Cruise Automation COO Dan Kan (l to r), Cruise Automation CEO Kyle Vogt and General Motors President Dan Ammann Tuesday, November, 20, 2018 at Cruise Automation offices in San Francisco, California.
Source: Noah Berger | General Motors
Cruise, a majority-owned subsidiary of General Motors, plans to begin testing unmanned autonomous vehicles by the end of this year in San Francisco.
The company said Thursday it has received a permit from the California Department of Motor Vehicles to remove the human backup drivers from its self-driving cars. The state also confirmed the permit on its website.

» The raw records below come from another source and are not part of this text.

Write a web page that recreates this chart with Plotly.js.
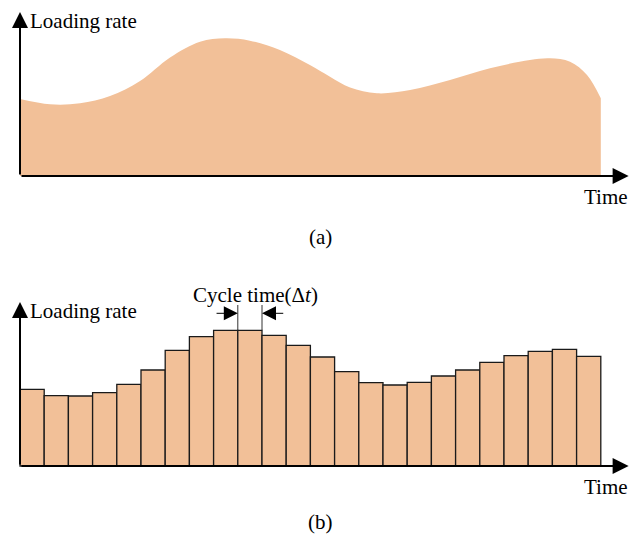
<!DOCTYPE html>
<html><head><meta charset="utf-8">
<script src="https://cdn.plot.ly/plotly-3.0.1.min.js"></script>
<style>html,body{margin:0;padding:0;background:#fff}#chart{width:630px;height:547px}</style>
</head><body><div id="chart"></div>
<script>
// (a) continuous loading rate curve
const curveTime = [0, 1.24, 2.48, 3.72, 4.96, 6.2, 7.44, 8.47, 9.5, 10.74, 11.98, 12.81, 13.64, 14.75, 16.12, 17.77, 19.42, 21.07, 21.9, 22.73, 23.43, 24];
const curveRate = [77, 71.7, 72.7, 80, 95, 118.5, 134.3, 137.7, 135.3, 126, 111, 99.3, 88.5, 82.7, 86, 96, 107.7, 116, 117.7, 114.3, 101, 77.7];
// (b) discretised loading rate per cycle
const cycleStart = [0,1,2,3,4,5,6,7,8,9,10,11,12,13,14,15,16,17,18,19,20,21,22,23];
const cycleRate = [76.7, 70.3, 70, 73.3, 81.7, 96, 115.7, 129.3, 135.7, 135.7, 130.7, 120.7, 109, 94.3, 83.3, 81, 83.7, 90, 96, 103.7, 110.3, 114.7, 116.7, 109.7];
const yLabel = 'Loading rate';
const xLabel = 'Time';
const panelLabels = ['(a)', '(b)'];
const cycleText = 'Cycle time(Δ<i>t</i>)';
const highlighted = 9;

const fillCol = 'rgb(242,192,152)';
const font = {family: 'Liberation Serif, Times New Roman, serif', size: 21, color: '#000'};

const traces = [
  {x: curveTime, y: curveRate, type: 'scatter', mode: 'lines', line: {shape: 'spline', smoothing: 1, width: 0, color: fillCol},
   fill: 'tozeroy', fillcolor: fillCol, xaxis: 'x2', yaxis: 'y2', hoverinfo: 'skip'},
  {x: cycleStart, y: cycleRate, type: 'bar', width: 1, offset: 0, marker: {color: fillCol, line: {color: '#1a1a1a', width: 1.3}},
   xaxis: 'x', yaxis: 'y', hoverinfo: 'skip'}
];

const xr = [-20/24.2, 610/24.2];
const axBase = {visible: false, fixedrange: true};

function axisArrows(xa, ya) {
  return [
    {xref: xa, yref: ya, axref: xa, ayref: ya, x: 0, y: 164, ax: 0, ay: 0, text: '', showarrow: true,
     arrowhead: 2, arrowsize: 1.6, arrowwidth: 2, arrowcolor: '#000', standoff: 0, startstandoff: 0},
    {xref: xa, yref: ya, axref: xa, ayref: ya, x: 25.15, y: 0, ax: 0, ay: 0, text: '', showarrow: true,
     arrowhead: 2, arrowsize: 1.6, arrowwidth: 2, arrowcolor: '#000', standoff: 0, startstandoff: 0},
    {xref: xa, yref: ya, x: 0.33, y: 155, text: yLabel, showarrow: false, xanchor: 'left', yanchor: 'middle', font: font},
    {xref: xa, yref: ya, x: 24.2, y: -20.5, text: xLabel, showarrow: false, xanchor: 'center', yanchor: 'middle', font: font}
  ];
}

const annotations = [
  ...axisArrows('x2', 'y2'),
  ...axisArrows('x', 'y'),
  {xref: 'x2', yref: 'y2', x: 12.4, y: -61, text: panelLabels[0], showarrow: false, font: font, yanchor: 'middle'},
  {xref: 'x', yref: 'y', x: 12.4, y: -56, text: panelLabels[1], showarrow: false, font: font, yanchor: 'middle'},
  {xref: 'x', yref: 'y', x: highlighted + 0.75, y: 171, text: cycleText, showarrow: false, font: font, yanchor: 'middle'},
  {xref: 'x', yref: 'y', axref: 'x', ayref: 'y', x: highlighted, y: 152.7, ax: highlighted - 0.94, ay: 152.7, text: '', showarrow: true,
   arrowhead: 2, arrowsize: 2.8, arrowwidth: 1, arrowcolor: '#000', standoff: 0},
  {xref: 'x', yref: 'y', axref: 'x', ayref: 'y', x: highlighted + 1, y: 152.7, ax: highlighted + 1.94, ay: 152.7, text: '', showarrow: true,
   arrowhead: 2, arrowsize: 2.8, arrowwidth: 1, arrowcolor: '#000', standoff: 0}
];

const shapes = [highlighted, highlighted + 1].map(v => ({
  type: 'line', xref: 'x', yref: 'y', x0: v, x1: v, y0: cycleRate[highlighted], y1: 161,
  line: {color: '#333', width: 1}
}));

const layout = {
  width: 630, height: 547, margin: {l: 0, r: 0, t: 0, b: 0},
  paper_bgcolor: '#fff', plot_bgcolor: 'rgba(0,0,0,0)', showlegend: false, bargap: 0,
  xaxis: Object.assign({range: xr, domain: [0, 1], anchor: 'y'}, axBase),
  yaxis: Object.assign({range: [-81, 186], domain: [0, 1 - 280/547], anchor: 'x'}, axBase),
  xaxis2: Object.assign({range: xr, domain: [0, 1], anchor: 'y2'}, axBase),
  yaxis2: Object.assign({range: [-84, 176], domain: [1 - 260/547, 1], anchor: 'x2'}, axBase),
  annotations: annotations, shapes: shapes, font: font
};

Plotly.newPlot('chart', traces, layout, {displayModeBar: false, staticPlot: true});
</script></body></html>
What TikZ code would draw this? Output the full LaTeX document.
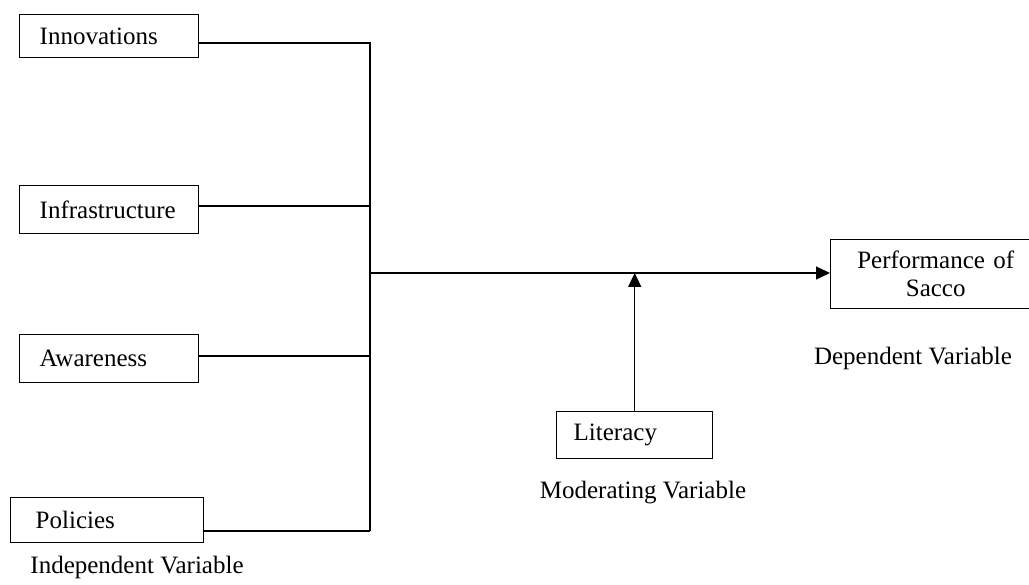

“Before the end of the year, we’ll be sending cars out onto the streets of SF — without gasoline and without anyone at the wheel,” Cruise CEO Dan Ammann wrote in a Medium post. “Because safely removing the driver is the true benchmark of a self-driving car, and because burning fossil fuels is no way to build the future of transportation.”
Cruise is not the first company to receive such approval but it’s a milestone in taking Cruise’s privately operated fleet to a public level without having drivers — a goal of the company.
Other companies to previously receive such a permit are Alphabet’s Waymo, Autox Technologies, Nuro and Amazon’s Zoox.
Ammann, who previously served as president of GM, said Cruise expects to be the first to test unmanned autonomous vehicles “on the streets of a major U.S. city.”
Ammann did not say when the company plans to launch a commercial autonomous vehicle business for passengers or cargo. Cruise last year delayed the launch of a commercial, self-driving vehicle service in San Francisco, which it had expected to deploy in 2019. The company said its vehicles required further testing. Cruise has consistently said the launch timing would be guided by safety.